• OBJECTIVE: Drop every picture, then transcribe the remaining data exactly.

• DATASET SECTION:
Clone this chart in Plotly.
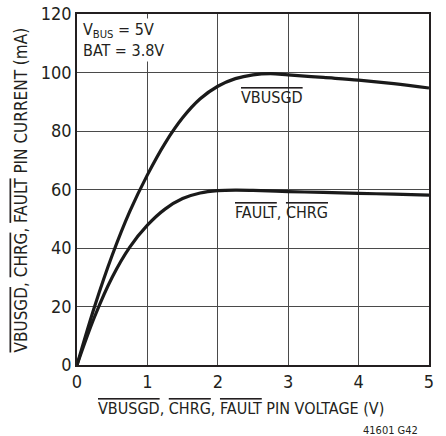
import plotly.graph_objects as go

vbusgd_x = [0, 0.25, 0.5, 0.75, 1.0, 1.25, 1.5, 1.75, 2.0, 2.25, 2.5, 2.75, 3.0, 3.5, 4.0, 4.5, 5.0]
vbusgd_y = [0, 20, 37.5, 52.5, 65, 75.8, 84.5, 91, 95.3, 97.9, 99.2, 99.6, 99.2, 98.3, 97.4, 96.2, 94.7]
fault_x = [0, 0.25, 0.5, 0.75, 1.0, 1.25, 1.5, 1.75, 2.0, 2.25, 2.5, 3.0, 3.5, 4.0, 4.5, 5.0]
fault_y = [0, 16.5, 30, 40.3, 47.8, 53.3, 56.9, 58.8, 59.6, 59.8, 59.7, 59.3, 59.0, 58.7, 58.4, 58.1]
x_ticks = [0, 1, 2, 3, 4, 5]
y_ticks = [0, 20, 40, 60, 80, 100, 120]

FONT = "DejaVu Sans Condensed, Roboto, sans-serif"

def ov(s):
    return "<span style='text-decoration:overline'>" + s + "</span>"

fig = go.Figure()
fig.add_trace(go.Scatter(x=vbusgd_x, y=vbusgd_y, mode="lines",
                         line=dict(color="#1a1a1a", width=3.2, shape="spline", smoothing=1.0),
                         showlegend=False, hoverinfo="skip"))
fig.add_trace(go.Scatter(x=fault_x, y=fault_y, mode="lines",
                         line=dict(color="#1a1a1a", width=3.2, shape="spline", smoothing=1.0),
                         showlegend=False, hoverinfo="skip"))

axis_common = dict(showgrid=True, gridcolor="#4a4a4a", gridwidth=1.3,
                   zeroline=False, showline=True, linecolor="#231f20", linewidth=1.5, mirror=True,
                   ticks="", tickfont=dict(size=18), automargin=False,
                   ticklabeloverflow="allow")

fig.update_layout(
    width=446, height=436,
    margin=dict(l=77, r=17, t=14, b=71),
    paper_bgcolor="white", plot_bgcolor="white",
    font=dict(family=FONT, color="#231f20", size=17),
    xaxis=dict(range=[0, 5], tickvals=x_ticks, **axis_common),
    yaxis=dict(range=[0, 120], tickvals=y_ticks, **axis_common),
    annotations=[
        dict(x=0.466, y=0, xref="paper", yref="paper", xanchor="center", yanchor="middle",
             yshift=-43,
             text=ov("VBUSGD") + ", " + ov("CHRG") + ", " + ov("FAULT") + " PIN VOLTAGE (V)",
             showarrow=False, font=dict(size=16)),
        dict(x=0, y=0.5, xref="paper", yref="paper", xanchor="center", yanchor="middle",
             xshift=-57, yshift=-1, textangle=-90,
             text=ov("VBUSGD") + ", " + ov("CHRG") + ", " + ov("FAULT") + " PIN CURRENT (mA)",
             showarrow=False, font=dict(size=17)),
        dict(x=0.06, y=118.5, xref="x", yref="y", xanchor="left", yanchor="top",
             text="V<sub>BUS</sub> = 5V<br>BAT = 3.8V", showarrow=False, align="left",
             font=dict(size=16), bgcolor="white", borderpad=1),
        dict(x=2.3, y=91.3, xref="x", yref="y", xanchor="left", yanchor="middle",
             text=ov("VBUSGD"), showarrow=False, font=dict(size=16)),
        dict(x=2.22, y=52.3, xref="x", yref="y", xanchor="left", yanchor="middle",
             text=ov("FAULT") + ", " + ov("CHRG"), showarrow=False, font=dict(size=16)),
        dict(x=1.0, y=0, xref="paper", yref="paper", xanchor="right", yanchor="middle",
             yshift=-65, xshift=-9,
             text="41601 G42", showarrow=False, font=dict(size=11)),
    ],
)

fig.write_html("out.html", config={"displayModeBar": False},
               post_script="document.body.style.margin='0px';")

• FINAL RESULT:
Clone this chart in Plotly.
import plotly.graph_objects as go

vbusgd_x = [0, 0.25, 0.5, 0.75, 1.0, 1.25, 1.5, 1.75, 2.0, 2.25, 2.5, 2.75, 3.0, 3.5, 4.0, 4.5, 5.0]
vbusgd_y = [0, 20, 37.5, 52.5, 65, 75.8, 84.5, 91, 95.3, 97.9, 99.2, 99.6, 99.2, 98.3, 97.4, 96.2, 94.7]
fault_x = [0, 0.25, 0.5, 0.75, 1.0, 1.25, 1.5, 1.75, 2.0, 2.25, 2.5, 3.0, 3.5, 4.0, 4.5, 5.0]
fault_y = [0, 16.5, 30, 40.3, 47.8, 53.3, 56.9, 58.8, 59.6, 59.8, 59.7, 59.3, 59.0, 58.7, 58.4, 58.1]
x_ticks = [0, 1, 2, 3, 4, 5]
y_ticks = [0, 20, 40, 60, 80, 100, 120]

FONT = "DejaVu Sans Condensed, Roboto, sans-serif"

def ov(s):
    return "<span style='text-decoration:overline'>" + s + "</span>"

fig = go.Figure()
fig.add_trace(go.Scatter(x=vbusgd_x, y=vbusgd_y, mode="lines",
                         line=dict(color="#1a1a1a", width=3.2, shape="spline", smoothing=1.0),
                         showlegend=False, hoverinfo="skip"))
fig.add_trace(go.Scatter(x=fault_x, y=fault_y, mode="lines",
                         line=dict(color="#1a1a1a", width=3.2, shape="spline", smoothing=1.0),
                         showlegend=False, hoverinfo="skip"))

axis_common = dict(showgrid=True, gridcolor="#4a4a4a", gridwidth=1.3,
                   zeroline=False, showline=True, linecolor="#231f20", linewidth=1.5, mirror=True,
                   ticks="", tickfont=dict(size=18), automargin=False,
                   ticklabeloverflow="allow")

fig.update_layout(
    width=446, height=436,
    margin=dict(l=77, r=17, t=14, b=71),
    paper_bgcolor="white", plot_bgcolor="white",
    font=dict(family=FONT, color="#231f20", size=17),
    xaxis=dict(range=[0, 5], tickvals=x_ticks, **axis_common),
    yaxis=dict(range=[0, 120], tickvals=y_ticks, **axis_common),
    annotations=[
        dict(x=0.466, y=0, xref="paper", yref="paper", xanchor="center", yanchor="middle",
             yshift=-43,
             text=ov("VBUSGD") + ", " + ov("CHRG") + ", " + ov("FAULT") + " PIN VOLTAGE (V)",
             showarrow=False, font=dict(size=16)),
        dict(x=0, y=0.5, xref="paper", yref="paper", xanchor="center", yanchor="middle",
             xshift=-57, yshift=-1, textangle=-90,
             text=ov("VBUSGD") + ", " + ov("CHRG") + ", " + ov("FAULT") + " PIN CURRENT (mA)",
             showarrow=False, font=dict(size=17)),
        dict(x=0.06, y=118.5, xref="x", yref="y", xanchor="left", yanchor="top",
             text="V<sub>BUS</sub> = 5V<br>BAT = 3.8V", showarrow=False, align="left",
             font=dict(size=16), bgcolor="white", borderpad=1),
        dict(x=2.3, y=91.3, xref="x", yref="y", xanchor="left", yanchor="middle",
             text=ov("VBUSGD"), showarrow=False, font=dict(size=16)),
        dict(x=2.22, y=52.3, xref="x", yref="y", xanchor="left", yanchor="middle",
             text=ov("FAULT") + ", " + ov("CHRG"), showarrow=False, font=dict(size=16)),
        dict(x=1.0, y=0, xref="paper", yref="paper", xanchor="right", yanchor="middle",
             yshift=-65, xshift=-9,
             text="41601 G42", showarrow=False, font=dict(size=11)),
    ],
)

fig.write_html("out.html", config={"displayModeBar": False},
               post_script="document.body.style.margin='0px';")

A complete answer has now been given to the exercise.